* Your instructions: Isolate every line in the data with the string "matplotlib" and copy it.

*** Rows ***

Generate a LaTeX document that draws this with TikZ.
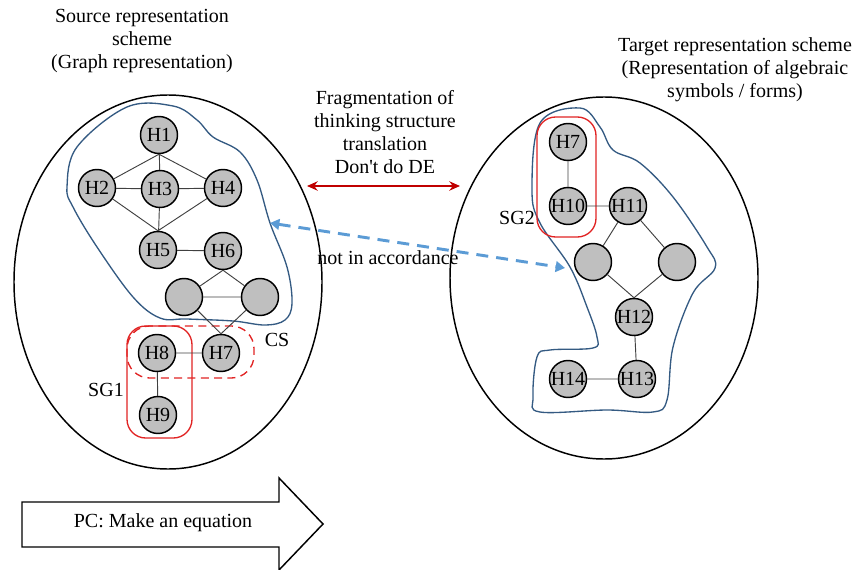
\documentclass[tikz,border=0pt]{standalone}
\usepackage{fontspec}
\setmainfont{Liberation Serif}
\usetikzlibrary{arrows.meta,positioning}
\definecolor{csblue}{RGB}{52,90,130}
\definecolor{sgred}{RGB}{225,35,35}
\definecolor{arrred}{RGB}{192,0,0}
\definecolor{dashblue}{RGB}{91,155,213}
\tikzset{
    hnode/.style={circle,draw,line width=1.1pt,fill=gray!50,minimum size=27.75pt,inner sep=0pt},
    link/.style={draw=black!75,line width=0.7pt},
    txt/.style={align=center,inner sep=0pt},
    region/.style={draw,line width=1.1pt},
}
\begin{document}
\begin{tikzpicture}[x=0.75pt,y=-0.75pt,font=\fontsize{15}{17.25}\selectfont]
    \useasboundingbox (0,0) rectangle (855,570);
    % the two schemes
    \draw[region] (168,282) ellipse [x radius=154,y radius=187];
    \draw[region] (604,278) ellipse [x radius=154,y radius=181];
    \node[txt] (src) at (142,41.5) {Source representation\\scheme\\(Graph representation)};
    \node[txt] (tgt) at (735,69.5) {Target representation scheme\\(Representation of algebraic\\symbols / forms)};
    \node[txt] (frag) at (385,132.5) {Fragmentation of\\thinking structure\\translation\\Don\textquotesingle t do DE};
    % contours
    \draw[csblue,line width=1pt] plot[smooth cycle,tension=0.6] coordinates {
        (127,107) (173,106) (197,120) (213,137) (240,152) (257,180) (270,223)
        (287,267) (292,303) (285,320) (265,325) (233,321) (187,319) (160,318)
        (133,297) (97,247) (73,207) (67,187) (77,147)};
    \draw[csblue,line width=1pt] plot[smooth cycle,tension=0.6] coordinates {
        (540,123) (580,108) (600,127) (613,150) (640,163) (673,197) (707,247)
        (715,268) (693,293) (673,347) (667,400) (653,412) (607,410) (540,412)
        (533,397) (537,357) (550,350) (593,348) (597,337) (587,307) (570,267)
        (540,223) (532,190)};
    \draw[sgred,line width=1pt,dash pattern=on 6pt off 4pt,rounded corners=17pt] (127,326) rectangle (254,378);
    \draw[sgred,line width=1pt,rounded corners=14pt] (127,326) rectangle (192,438);
    \draw[sgred,line width=1pt,rounded corners=14pt] (537,117) rectangle (596,237);
    \node (cs) at (277,340) {CS};
    \node (sg1) at (106,390) {SG1};
    \node (sg2) at (517,218) {SG2};
    % source graph
    \node[hnode] (h1) at (159,135) {H1};
    \node[hnode] (h2) at (97,188) {H2};
    \node[hnode] (h3) at (160,189) {H3};
    \node[hnode] (h4) at (223,188) {H4};
    \node[hnode] (h5) at (158,250) {H5};
    \node[hnode] (h6) at (223,251) {H6};
    \node[hnode] (ha) at (184,297) {};
    \node[hnode] (hb) at (260,297) {};
    \node[hnode] (h8) at (157,353) {H8};
    \node[hnode] (h7) at (221,353) {H7};
    \node[hnode] (h9) at (158,415) {H9};
    \draw[link] (h1.south) -- (h2) (h1.south) -- (h4) (h1) -- (h3)
        (h2) -- (h3) -- (h4)
        (h2) -- (h5.north) (h4) -- (h5.north) (h3) -- (h5)
        (h5) -- (h6) (h6.south) -- (ha) (h6.south) -- (hb) (ha) -- (hb)
        (ha) -- (h7.north) (hb) -- (h7.north) (h8) -- (h7) (h8) -- (h9);
    % target graph
    \node[hnode] (t7) at (568,142) {H7};
    \node[hnode] (t10) at (568,206) {H10};
    \node[hnode] (t11) at (628,206) {H11};
    \node[hnode] (tc) at (593,262) {};
    \node[hnode] (td) at (677,262) {};
    \node[hnode] (t12) at (634,317) {H12};
    \node[hnode] (t13) at (637,379) {H13};
    \node[hnode] (t14) at (568,379) {H14};
    \draw[link] (t7) -- (t10) (t10) -- (t11)
        (t11) -- (tc) (t11) -- (td) (tc) -- (t12.north) (td) -- (t12.north)
        (t12) -- (t13) (t14) -- (t13);
    % arrows between schemes
    \coordinate (fl) at (307,186);
    \coordinate (fr) at (460,186);
    \draw[arrred,line width=2pt,{Stealth[length=8pt,width=7pt]}-{Stealth[length=8pt,width=7pt]}] (fl) -- (fr);
    \coordinate (nl) at (270,223);
    \coordinate (nr) at (565,268);
    \draw[dashblue,line width=2.2pt,dash pattern=on 9pt off 6pt,{Triangle[length=7pt,width=8pt]}-{Triangle[length=7pt,width=8pt]}] (nl) -- (nr);
    \node[txt] (nacc) at (388,258) {not in accordance};
    % procedural arrow
    \draw[line width=1.1pt] (22,502) -- (279,502) -- (279,478) -- (323,524) -- (279,570) -- (279,547) -- (22,547) -- cycle;
    \node (pc) at (163,523) {PC: Make an equation};
\end{tikzpicture}
\end{document}
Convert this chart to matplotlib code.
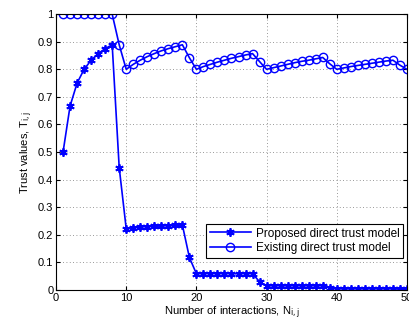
import matplotlib
matplotlib.use("Agg")
import matplotlib.pyplot as plt
import numpy as np

plt.rcParams['font.family'] = ['Liberation Sans', 'DejaVu Sans']

# number of interactions
n = np.arange(1, 51)

# proposed direct trust model
proposed = [0.500, 0.667, 0.750, 0.800, 0.833, 0.857, 0.875, 0.889, 0.444, 0.222,
            0.226, 0.228, 0.230, 0.231, 0.232, 0.233, 0.234, 0.236, 0.118, 0.059,
            0.059, 0.059, 0.059, 0.059, 0.059, 0.059, 0.059, 0.059, 0.030, 0.015,
            0.015, 0.015, 0.015, 0.015, 0.015, 0.015, 0.015, 0.015, 0.008, 0.004,
            0.004, 0.004, 0.004, 0.004, 0.004, 0.004, 0.004, 0.004, 0.003, 0.002]

# existing direct trust model
existing = [1.000, 1.000, 1.000, 1.000, 1.000, 1.000, 1.000, 1.000, 0.889, 0.800,
            0.818, 0.833, 0.846, 0.857, 0.867, 0.875, 0.882, 0.889, 0.842, 0.800,
            0.810, 0.818, 0.826, 0.833, 0.840, 0.846, 0.852, 0.857, 0.828, 0.800,
            0.806, 0.812, 0.818, 0.824, 0.829, 0.833, 0.838, 0.843, 0.820, 0.800,
            0.805, 0.810, 0.814, 0.818, 0.822, 0.826, 0.830, 0.833, 0.815, 0.800]

fig = plt.figure(figsize=(4.09, 3.29), dpi=100)
ax = fig.add_axes([0.137, 0.1185, 0.858, 0.8385])

# asterisk marker: 6 arms
ax.plot(n, proposed, '-', marker=(6, 2, 0), color='blue', lw=1.2, ms=6, mew=1.3,
        label='Proposed direct trust model')
ax.plot(n, existing, '-o', color='blue', lw=1.2, ms=6, mew=1.0,
        mfc='none', label='Existing direct trust model')

ax.set_xlim(0, 50)
ax.set_ylim(0, 1)
ax.set_xticks(np.arange(0, 51, 10))
ax.set_yticks(np.arange(0, 1.01, 0.1))
ax.set_yticklabels(['0', '0.1', '0.2', '0.3', '0.4', '0.5', '0.6', '0.7', '0.8', '0.9', '1'])
ax.tick_params(direction='in', labelsize=8, length=3, top=True, right=True, pad=2)
ax.grid(True, linestyle=(0, (1, 3)), color='#777777', lw=0.6)

ax.set_xlabel('Number of interactions, N$_{\\mathrm{i,j}}$', fontsize=8, labelpad=1)
ax.set_ylabel('Trust values, T$_{\\mathrm{i,j}}$', fontsize=8, labelpad=2)

leg = ax.legend(loc='lower right', bbox_to_anchor=(0.989, 0.116), borderaxespad=0,
                fontsize=8.5, fancybox=False, edgecolor='black', framealpha=1,
                borderpad=0.3, labelspacing=0.25, handlelength=3.5,
                handletextpad=0.4)
leg.get_frame().set_linewidth(0.8)

fig.savefig('out.png', dpi=100)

***

* Answer to this problem:
Convert this chart to matplotlib code.
import matplotlib
matplotlib.use("Agg")
import matplotlib.pyplot as plt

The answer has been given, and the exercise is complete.